▶ [TO BE DONE]: In the listing that follows, retype every line from the first through the one containing "sz=14, anchor=base] (head2)". Pictures are to be left out.

Charts and diagrams as code
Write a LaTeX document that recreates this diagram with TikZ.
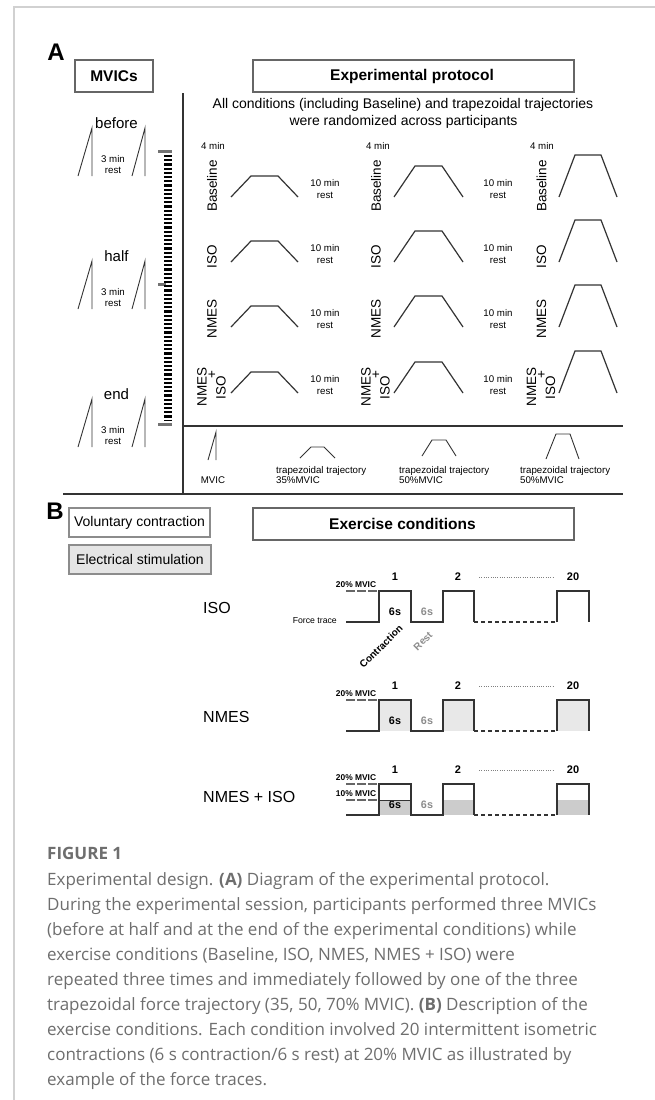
\documentclass[tikz,border=0pt]{standalone}
\usepackage{fontspec}
\setmainfont{Liberation Sans}
\newfontfamily\capfont{Open Sans}
\definecolor{capgray}{HTML}{6E6E6E}
\definecolor{linegray}{HTML}{333333}
\definecolor{boxgray}{HTML}{666666}
\begin{document}
\begin{tikzpicture}[x=1pt,y=-1pt,
  ln/.style={draw=linegray, line width=1.2pt, line join=miter},
  thinln/.style={draw=linegray, line width=0.9pt},
  boxst/.style={draw=boxgray, line width=1.2pt},
  sz/.style={font=\fontsize{#1}{#1}\selectfont},
  bsz/.style={font=\fontsize{#1}{#1}\selectfont\bfseries},
  lbl/.style={inner sep=0pt},
  rot/.style={inner sep=0pt, rotate=90, font=\fontsize{13.5}{13.5}\selectfont},
  capline/.style={inner sep=0pt, anchor=base west, text=capgray, font=\capfont\fontsize{17}{17}\selectfont}
]
\useasboundingbox (0,0) rectangle (655,1100);
\fill[white] (0,0) rectangle (655,1100);
% outer frame
\draw[black!18, line width=1.3pt] (14,1100) -- (14,7) -- (655,7);

% ================= PART A =================
\node[lbl, bsz=24] (labA) at (56,52) {A};
\draw[boxst] (75,60) rectangle (153,92);
\node[lbl, bsz=15.5] (mvics) at (114,76) {MVICs};
\draw[boxst] (253,60) rectangle (574,92);
\node[lbl, bsz=15.5] (exprot) at (412,76) {Experimental protocol};

\node[lbl, sz=14, anchor=base] (head1) at (403,108) {All conditions (including Baseline) and trapezoidal trajectories};
\node[lbl, sz=14, anchor=base] (head2) at (403.5,125) {were randomized across participants};

% frame lines of the protocol
\draw[ln] (183,93) -- (183,494);
\draw[ln] (183,426) -- (623,426);
\draw[ln] (63,494) -- (623,494);

% MVIC column
\foreach \T/\w/\nm in {128/before/mb, 261/half/mh, 399/end/me}{
  \node[lbl, sz=15, anchor=base] (\nm) at (116.5,\T) {\w};
  \draw[thinln] (78,\T+48) -- (92,\T) -- (92,\T+48);
  \draw[thinln] (132,\T+48) -- (145,\T) -- (145,\T+48);
  \node[lbl, sz=9.7, anchor=base] (\nm-a) at (113,\T+34) {3 min};
  \node[lbl, sz=9.7, anchor=base] (\nm-b) at (113,\T+45) {rest};
}
% dashed timeline bar
\fill[black!55] (158,149.5) rectangle (172,152.5);
\fill[black!55] (158,282.5) rectangle (166,285.5);
\fill[black!55] (158,422.5) rectangle (172,425.5);
\draw[black, line width=8pt, dash pattern=on 2.1pt off 2.1pt] (167.5,155) -- (167.5,421);

% trapezoids of the grid
\foreach \x/\h/\r/\f in {231/21/20/27, 394/31/21/27, 559/42/16/26}{
  \foreach \B in {197,262,327,393}{
    \draw[ln] (\x,\B) -- ++(\r,-\h) -- ++(\f,0) -- ++(\r,\h);
  }
}
% 4 min
\foreach \x in {213,378,542}{
  \node[lbl, sz=9.7, anchor=base] at (\x,149) {4 min};
}
% 10 min rest
\foreach \x in {325,498}{
  \foreach \B in {197,262,327,393}{
    \node[lbl, sz=9.7, anchor=base] at (\x,\B-11) {10 min};
    \node[lbl, sz=9.7, anchor=base] at (\x,\B+1) {rest};
  }
}
% row labels
\foreach \cx in {212,376,541.5}{
  \node[rot] at (\cx,186) {Baseline};
  \node[rot] at (\cx,257) {ISO};
  \node[rot] at (\cx,319) {NMES};
  \node[rot] at (\cx-10,387) {NMES};
  \node[rot] at (\cx+0.5,374.5) {+};
  \node[rot] at (\cx+9,388) {ISO};
}

% legend
\draw[thinln] (208,460) -- (216,432) -- (216,460);
\node[lbl, sz=9.7, anchor=base] (lmvic) at (213,483) {MVIC};
\draw[thinln] (300,458) -- (311,447) -- (324,447) -- (335,458);
\draw[thinln] (422,456) -- (432,440) -- (446,440) -- (456,456);
\draw[thinln] (546,459) -- (556,434) -- (570,434) -- (579,459);
\foreach \x/\p/\nm in {276/35/l1, 399/50/l2, 520/50/l3}{
  \node[lbl, sz=9.7, anchor=base west] (\nm a) at (\x,473) {trapezoidal trajectory};
  \node[lbl, sz=9.7, anchor=base west] (\nm b) at (\x,483) {\p\%MVIC};
}

% ================= PART B =================
\node[lbl, bsz=24] (labB) at (55,511) {B};
\draw[boxst, draw=black!45, fill=white] (69,508) rectangle (210,537);
\node[lbl, sz=14] (vol) at (139.5,522.5) {Voluntary contraction};
\draw[boxst, draw=black!45, fill=black!10] (69,545) rectangle (211,574);
\node[lbl, sz=14] (ele) at (140,559.5) {Electrical stimulation};
\draw[boxst] (253,508) rectangle (574,540);
\node[lbl, bsz=15.5, anchor=west] (exc) at (329,524) {Exercise conditions};

\node[lbl, sz=16, anchor=west] (tISO) at (203,608) {ISO};
\node[lbl, sz=16, anchor=west] (tNMES) at (203,717) {NMES};
\node[lbl, sz=16, anchor=west] (tNI) at (203,797) {NMES + ISO};

% fills
\foreach \x/\w in {379/32, 443/31, 557/32}{
  \fill[black!9] (\x,731) rectangle ++(\w,-31);
  \fill[black!20] (\x,815) rectangle ++(\w,-15);
}
% traces
\foreach \yb in {622,731,815}{
  \draw[ln] (346,\yb) -- (379,\yb) -- (379,\yb-31) -- (411,\yb-31) -- (411,\yb) -- (443,\yb) -- (443,\yb-31) -- (474,\yb-31) -- (474,\yb);
  \draw[linegray, line width=1.2pt, dash pattern=on 4pt off 3pt] (474,\yb) -- (557,\yb);
  \draw[ln] (557,\yb) -- (557,\yb-31) -- (589,\yb-31) -- (589,\yb);
  \node[lbl, bsz=11] at (395,\yb-45) {1};
  \node[lbl, bsz=11] at (458,\yb-45) {2};
  \node[lbl, bsz=11] at (573,\yb-45) {20};
  \draw[black!50, line width=0.8pt, dash pattern=on 1pt off 1.3pt] (479,\yb-45) -- (554,\yb-45);
  \node[lbl, bsz=8.4] at (356,\yb-37) {20\% MVIC};
  \draw[black!60, line width=1.1pt, dash pattern=on 9pt off 2pt] (346,\yb-31) -- (379,\yb-31);
  \node[lbl, bsz=10.8] at (395,\yb-10) {6s};
  \node[lbl, bsz=10.8, text=black!45] at (427,\yb-10) {6s};
}
\node[lbl, bsz=8.4] at (356,794) {10\% MVIC};
\draw[black!60, line width=1.1pt, dash pattern=on 9pt off 2pt] (346,800) -- (379,800);
\draw[linegray, line width=1pt] (379,800) -- (411,800);

\node[lbl, sz=8.7, anchor=east] (ft) at (337,621) {Force trace};
\node[lbl, bsz=10, rotate=45] (contr) at (381,646.5) {Contraction};
\node[lbl, bsz=10, rotate=45, text=black!45] (rest) at (423,641) {Rest};

% ================= CAPTION =================
\node[lbl, anchor=base west, text=capgray, font=\capfont\bfseries\fontsize{17}{17}\selectfont] (fig) at (47,859) {FIGURE 1};
\node[capline] at (47,885) {Experimental design. \textbf{(A)} Diagram of the experimental protocol.};
\node[capline] at (47,910) {During the experimental session, participants performed three MVICs};
\node[capline] at (47,935) {(before at half and at the end of the experimental conditions) while};
\node[capline] at (47,960) {exercise conditions (Baseline, ISO, NMES, NMES + ISO) were};
\node[capline] at (47,985) {repeated three times and immediately followed by one of the three};
\node[capline] at (47,1010) {trapezoidal force trajectory (35, 50, 70\% MVIC). \textbf{(B)} Description of the};
\node[capline] at (47,1035) {exercise conditions. Each condition involved 20 intermittent isometric};
\node[capline] at (47,1060) {contractions (6 s contraction/6 s rest) at 20\% MVIC as illustrated by};
\node[capline] at (47,1085) {example of the force traces.};
\end{tikzpicture}
\end{document}
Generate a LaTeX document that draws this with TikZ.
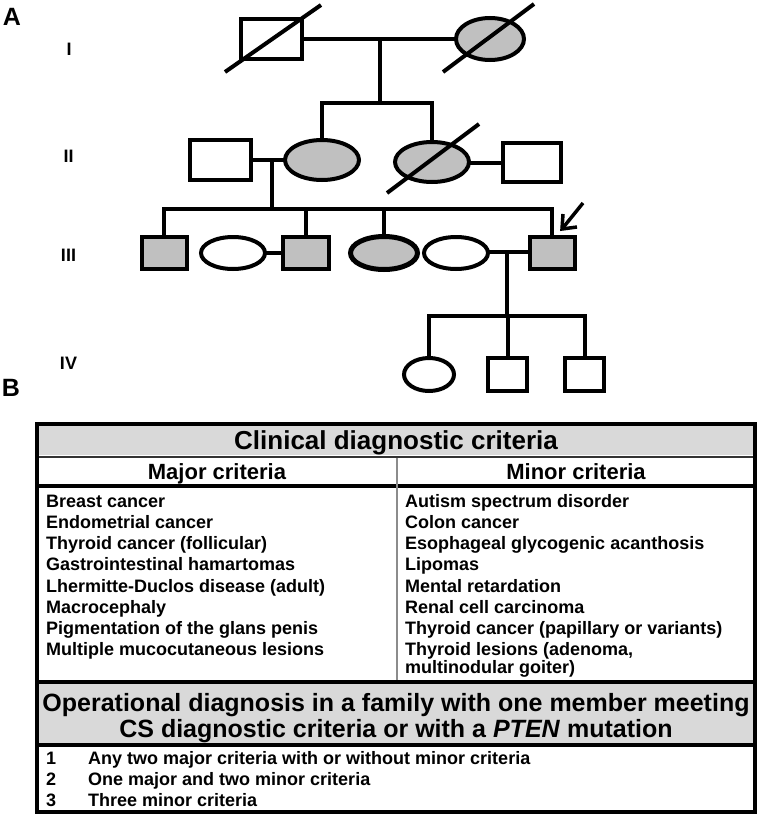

▶ [SOLUTION FOR THIS TASK]:
Write a LaTeX document that recreates this diagram with TikZ.
\documentclass[tikz,border=0pt]{standalone}
\usepackage{fontspec}
\setmainfont{Liberation Sans}
\newfontfamily\capfont{Open Sans}
\definecolor{capgray}{HTML}{6E6E6E}
\definecolor{linegray}{HTML}{333333}
\definecolor{boxgray}{HTML}{666666}
\begin{document}
\begin{tikzpicture}[x=1pt,y=-1pt,
  ln/.style={draw=linegray, line width=1.2pt, line join=miter},
  thinln/.style={draw=linegray, line width=0.9pt},
  boxst/.style={draw=boxgray, line width=1.2pt},
  sz/.style={font=\fontsize{#1}{#1}\selectfont},
  bsz/.style={font=\fontsize{#1}{#1}\selectfont\bfseries},
  lbl/.style={inner sep=0pt},
  rot/.style={inner sep=0pt, rotate=90, font=\fontsize{13.5}{13.5}\selectfont},
  capline/.style={inner sep=0pt, anchor=base west, text=capgray, font=\capfont\fontsize{17}{17}\selectfont}
]
\useasboundingbox (0,0) rectangle (655,1100);
\fill[white] (0,0) rectangle (655,1100);
% outer frame
\draw[black!18, line width=1.3pt] (14,1100) -- (14,7) -- (655,7);

% ================= PART A =================
\node[lbl, bsz=24] (labA) at (56,52) {A};
\draw[boxst] (75,60) rectangle (153,92);
\node[lbl, bsz=15.5] (mvics) at (114,76) {MVICs};
\draw[boxst] (253,60) rectangle (574,92);
\node[lbl, bsz=15.5] (exprot) at (412,76) {Experimental protocol};

\node[lbl, sz=14, anchor=base] (head1) at (403,108) {All conditions (including Baseline) and trapezoidal trajectories};
\node[lbl, sz=14, anchor=base] (head2) at (403.5,125) {were randomized across participants};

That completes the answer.